From the first line of the entries below through the line bearing "y_ticks = [0, 5, 10, 15, 20, 25]", write out each line exactly. Omit pictures.

▶ **Supplied data**:
------------
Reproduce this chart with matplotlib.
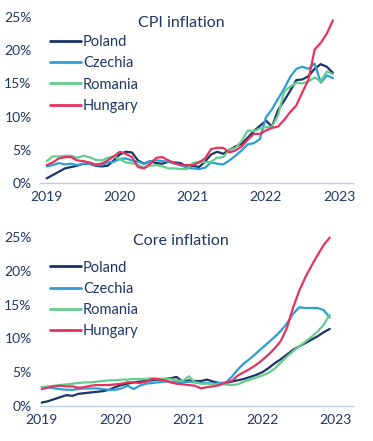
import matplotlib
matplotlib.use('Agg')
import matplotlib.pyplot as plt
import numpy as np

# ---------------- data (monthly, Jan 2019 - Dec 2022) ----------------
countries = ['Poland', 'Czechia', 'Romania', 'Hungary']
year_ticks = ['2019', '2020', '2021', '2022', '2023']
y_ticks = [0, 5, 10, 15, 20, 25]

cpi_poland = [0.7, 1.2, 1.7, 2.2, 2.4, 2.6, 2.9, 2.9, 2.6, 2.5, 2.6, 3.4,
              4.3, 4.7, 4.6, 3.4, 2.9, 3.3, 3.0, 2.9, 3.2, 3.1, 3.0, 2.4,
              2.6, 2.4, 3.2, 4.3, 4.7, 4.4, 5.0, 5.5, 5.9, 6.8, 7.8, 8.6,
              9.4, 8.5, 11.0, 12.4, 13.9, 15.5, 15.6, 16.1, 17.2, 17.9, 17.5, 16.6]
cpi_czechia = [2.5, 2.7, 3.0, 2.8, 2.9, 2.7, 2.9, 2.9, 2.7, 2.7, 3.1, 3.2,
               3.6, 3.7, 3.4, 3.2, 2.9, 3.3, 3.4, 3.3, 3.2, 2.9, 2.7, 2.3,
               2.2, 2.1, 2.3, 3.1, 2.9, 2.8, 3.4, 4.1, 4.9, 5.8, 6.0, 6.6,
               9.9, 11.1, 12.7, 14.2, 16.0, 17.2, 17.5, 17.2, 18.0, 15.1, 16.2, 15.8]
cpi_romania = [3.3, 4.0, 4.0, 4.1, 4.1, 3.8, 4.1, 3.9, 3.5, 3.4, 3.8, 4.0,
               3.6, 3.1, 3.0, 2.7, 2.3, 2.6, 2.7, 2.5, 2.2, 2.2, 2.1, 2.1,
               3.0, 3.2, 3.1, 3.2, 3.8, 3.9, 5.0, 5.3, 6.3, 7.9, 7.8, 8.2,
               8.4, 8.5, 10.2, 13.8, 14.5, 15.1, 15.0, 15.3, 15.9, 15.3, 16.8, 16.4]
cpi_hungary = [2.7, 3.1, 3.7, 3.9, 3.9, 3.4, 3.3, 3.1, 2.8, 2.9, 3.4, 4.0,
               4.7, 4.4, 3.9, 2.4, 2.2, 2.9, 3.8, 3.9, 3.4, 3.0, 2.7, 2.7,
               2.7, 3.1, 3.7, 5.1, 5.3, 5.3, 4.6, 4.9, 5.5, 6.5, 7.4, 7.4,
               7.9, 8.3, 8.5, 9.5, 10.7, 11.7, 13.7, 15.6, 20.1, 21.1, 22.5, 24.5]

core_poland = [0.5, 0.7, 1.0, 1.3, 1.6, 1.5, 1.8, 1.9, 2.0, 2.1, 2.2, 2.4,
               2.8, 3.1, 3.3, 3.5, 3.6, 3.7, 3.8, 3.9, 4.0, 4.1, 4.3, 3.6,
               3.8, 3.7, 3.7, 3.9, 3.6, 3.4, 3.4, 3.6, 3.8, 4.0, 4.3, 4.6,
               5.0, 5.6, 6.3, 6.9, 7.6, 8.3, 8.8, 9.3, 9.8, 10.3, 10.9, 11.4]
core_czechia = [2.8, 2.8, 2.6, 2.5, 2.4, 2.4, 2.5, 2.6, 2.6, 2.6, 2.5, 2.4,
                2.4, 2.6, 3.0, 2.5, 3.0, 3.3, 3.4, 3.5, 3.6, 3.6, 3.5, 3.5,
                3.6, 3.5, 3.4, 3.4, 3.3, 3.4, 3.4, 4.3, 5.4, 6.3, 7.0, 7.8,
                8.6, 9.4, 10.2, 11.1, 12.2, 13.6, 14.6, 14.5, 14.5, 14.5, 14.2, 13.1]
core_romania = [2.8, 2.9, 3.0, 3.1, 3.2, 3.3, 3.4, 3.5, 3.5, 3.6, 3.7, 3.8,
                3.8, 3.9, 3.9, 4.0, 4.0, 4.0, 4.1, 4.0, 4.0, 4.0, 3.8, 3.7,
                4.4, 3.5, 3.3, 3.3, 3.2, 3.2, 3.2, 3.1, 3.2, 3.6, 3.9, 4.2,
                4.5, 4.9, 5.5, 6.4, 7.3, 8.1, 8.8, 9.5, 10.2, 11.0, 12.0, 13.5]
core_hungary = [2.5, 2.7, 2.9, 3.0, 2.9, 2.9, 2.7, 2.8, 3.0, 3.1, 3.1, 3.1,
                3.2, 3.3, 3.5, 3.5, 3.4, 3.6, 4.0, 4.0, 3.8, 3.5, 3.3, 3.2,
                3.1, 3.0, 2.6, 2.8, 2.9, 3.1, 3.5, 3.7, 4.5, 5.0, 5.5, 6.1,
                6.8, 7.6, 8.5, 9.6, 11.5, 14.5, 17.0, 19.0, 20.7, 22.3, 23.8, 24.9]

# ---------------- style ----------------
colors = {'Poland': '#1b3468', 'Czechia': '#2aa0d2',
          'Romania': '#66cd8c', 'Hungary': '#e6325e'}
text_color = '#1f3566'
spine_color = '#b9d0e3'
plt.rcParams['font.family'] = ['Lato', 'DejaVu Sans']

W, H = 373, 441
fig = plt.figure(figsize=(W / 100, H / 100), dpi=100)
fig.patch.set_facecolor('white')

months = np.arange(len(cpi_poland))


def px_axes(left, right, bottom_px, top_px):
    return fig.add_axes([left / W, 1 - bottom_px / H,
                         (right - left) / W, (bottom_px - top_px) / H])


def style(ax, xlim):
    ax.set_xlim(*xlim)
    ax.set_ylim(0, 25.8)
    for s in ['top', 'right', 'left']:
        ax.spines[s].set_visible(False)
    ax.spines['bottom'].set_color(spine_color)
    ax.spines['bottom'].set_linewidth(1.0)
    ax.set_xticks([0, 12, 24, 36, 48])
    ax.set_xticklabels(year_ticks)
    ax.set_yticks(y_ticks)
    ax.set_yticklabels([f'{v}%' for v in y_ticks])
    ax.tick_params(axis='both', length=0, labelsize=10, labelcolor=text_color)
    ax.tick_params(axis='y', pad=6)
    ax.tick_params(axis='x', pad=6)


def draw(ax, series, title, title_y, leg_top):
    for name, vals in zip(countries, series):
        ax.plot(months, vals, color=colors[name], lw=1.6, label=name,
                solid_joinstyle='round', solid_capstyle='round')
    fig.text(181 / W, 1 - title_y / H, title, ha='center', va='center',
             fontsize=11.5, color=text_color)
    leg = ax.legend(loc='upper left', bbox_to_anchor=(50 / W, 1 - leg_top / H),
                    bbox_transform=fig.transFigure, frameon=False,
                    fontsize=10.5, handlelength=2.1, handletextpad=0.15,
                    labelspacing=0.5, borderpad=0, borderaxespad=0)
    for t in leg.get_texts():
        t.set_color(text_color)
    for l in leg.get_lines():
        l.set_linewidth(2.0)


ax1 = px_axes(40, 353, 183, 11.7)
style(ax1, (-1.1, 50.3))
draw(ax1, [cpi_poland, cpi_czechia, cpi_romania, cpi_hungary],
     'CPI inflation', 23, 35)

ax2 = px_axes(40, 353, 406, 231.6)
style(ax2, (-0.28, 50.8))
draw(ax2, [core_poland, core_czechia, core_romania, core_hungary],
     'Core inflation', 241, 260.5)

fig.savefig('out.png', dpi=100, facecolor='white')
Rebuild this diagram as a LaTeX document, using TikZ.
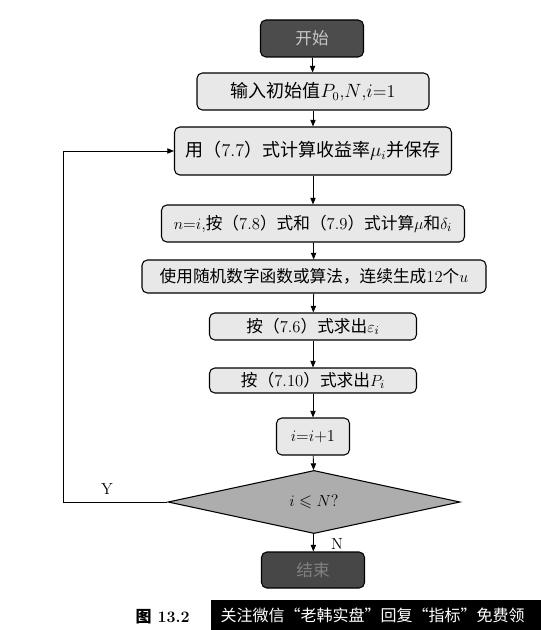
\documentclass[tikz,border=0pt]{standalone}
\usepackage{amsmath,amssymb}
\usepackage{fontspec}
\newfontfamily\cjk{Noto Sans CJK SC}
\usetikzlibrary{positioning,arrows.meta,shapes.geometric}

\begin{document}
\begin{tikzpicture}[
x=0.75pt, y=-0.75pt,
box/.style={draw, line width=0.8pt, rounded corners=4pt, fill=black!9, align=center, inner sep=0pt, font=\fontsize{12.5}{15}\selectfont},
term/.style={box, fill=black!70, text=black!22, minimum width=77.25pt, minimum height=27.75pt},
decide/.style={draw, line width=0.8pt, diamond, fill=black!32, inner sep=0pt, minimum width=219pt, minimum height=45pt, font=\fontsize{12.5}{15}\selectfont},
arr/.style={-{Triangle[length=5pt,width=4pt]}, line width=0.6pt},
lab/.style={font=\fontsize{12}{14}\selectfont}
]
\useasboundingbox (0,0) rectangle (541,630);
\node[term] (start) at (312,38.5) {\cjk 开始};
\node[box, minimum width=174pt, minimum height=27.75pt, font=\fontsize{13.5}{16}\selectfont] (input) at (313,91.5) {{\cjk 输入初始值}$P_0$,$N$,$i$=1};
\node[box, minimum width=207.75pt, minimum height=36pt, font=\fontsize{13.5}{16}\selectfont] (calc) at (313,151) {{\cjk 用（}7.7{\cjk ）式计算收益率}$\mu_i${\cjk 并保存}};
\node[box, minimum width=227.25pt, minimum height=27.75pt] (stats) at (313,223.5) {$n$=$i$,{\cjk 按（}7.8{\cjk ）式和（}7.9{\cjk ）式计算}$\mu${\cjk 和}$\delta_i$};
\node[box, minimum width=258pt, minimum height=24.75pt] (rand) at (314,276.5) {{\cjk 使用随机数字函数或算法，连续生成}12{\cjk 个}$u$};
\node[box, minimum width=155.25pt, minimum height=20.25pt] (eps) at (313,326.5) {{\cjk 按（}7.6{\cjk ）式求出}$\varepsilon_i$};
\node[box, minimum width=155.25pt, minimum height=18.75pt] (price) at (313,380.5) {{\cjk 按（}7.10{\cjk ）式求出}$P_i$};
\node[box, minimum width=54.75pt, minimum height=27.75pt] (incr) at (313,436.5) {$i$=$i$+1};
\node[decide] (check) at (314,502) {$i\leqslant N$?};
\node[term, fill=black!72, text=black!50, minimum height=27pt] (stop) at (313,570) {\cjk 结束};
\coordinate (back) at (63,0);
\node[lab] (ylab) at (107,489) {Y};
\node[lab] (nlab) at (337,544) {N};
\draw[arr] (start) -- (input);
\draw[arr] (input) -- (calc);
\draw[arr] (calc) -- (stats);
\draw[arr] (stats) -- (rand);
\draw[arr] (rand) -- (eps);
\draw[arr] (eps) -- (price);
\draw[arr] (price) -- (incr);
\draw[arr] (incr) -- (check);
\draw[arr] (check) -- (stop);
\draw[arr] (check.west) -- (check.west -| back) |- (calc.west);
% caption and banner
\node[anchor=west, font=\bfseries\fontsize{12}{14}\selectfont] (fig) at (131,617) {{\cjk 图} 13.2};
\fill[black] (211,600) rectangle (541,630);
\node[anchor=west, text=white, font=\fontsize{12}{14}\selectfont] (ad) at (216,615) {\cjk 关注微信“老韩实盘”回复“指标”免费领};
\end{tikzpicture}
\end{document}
------------
▶ **Result below**:
Reproduce this chart with matplotlib.
import matplotlib
matplotlib.use('Agg')
import matplotlib.pyplot as plt
import numpy as np

# ---------------- data (monthly, Jan 2019 - Dec 2022) ----------------
countries = ['Poland', 'Czechia', 'Romania', 'Hungary']
year_ticks = ['2019', '2020', '2021', '2022', '2023']
y_ticks = [0, 5, 10, 15, 20, 25]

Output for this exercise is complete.